I've been big on all of Meadows films, right since stumbling upon the graceful brilliance of Twenty Four Seven at the local film festival in 1997. The This Is England series is a complete goddamn masterpiece, Paddy Considine does things in Dead Man's Shows that still haunt 20 years later, and all of his films are filled with such warmth and humanity and humour and life, in ways others filmmakers never touch.

And The Gallows Pole - the latest BBC series from the big man - looks just as fucking brilliant as all the rest, but I really wouldn't know, because I can't see it anywhere.

An anti-heist set in medieval times, with the usual hint of pastoral horror that comes with any such period piece now, it screened on British TV earlier this year, and none of the streaming services in my country have picked it up. None of the TV channels are showing them, and there is no chance of any kind of physical release around here - now that all the video stores have faded away.

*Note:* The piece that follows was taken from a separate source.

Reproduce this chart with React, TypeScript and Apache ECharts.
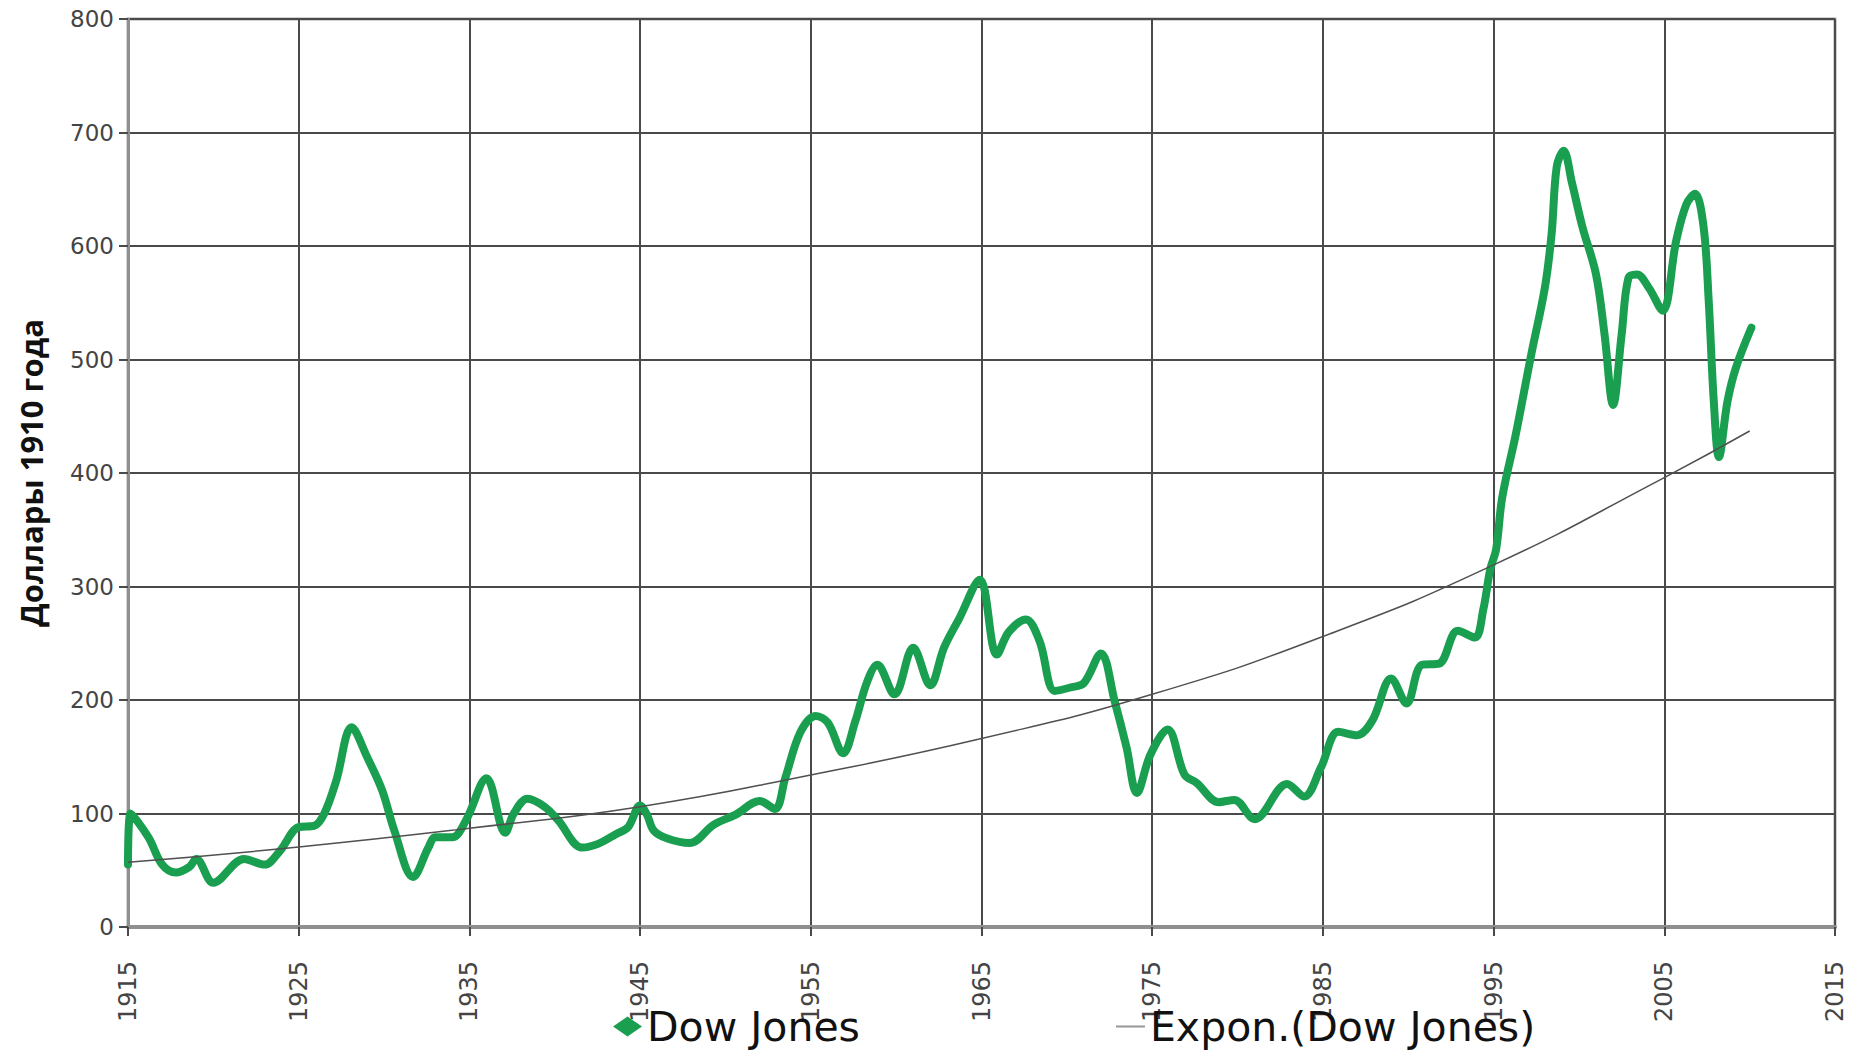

I even tried the 'this TV show just fell off the back of a truck' of torrenting, but came up short without diving into dodgy website that want my credit card details (only for verification purposes, honest). Pirating has long been the last resort for this kind of thing, but still can't deliver.

It's a little maddening in this day and age, to be able to read all about the work of a major filmmaker, to be able to see all sorts of behind the scenes material and trailers, but to be cut off from the work itself. It feels like it's back in the 80s, just waiting for some considerate local programmer to throw it out on TV late on a Tuesday night. That was still a thing well into the 21st century - that's how I first saw The Wire in the mid-2000s - but it's not even there anymore.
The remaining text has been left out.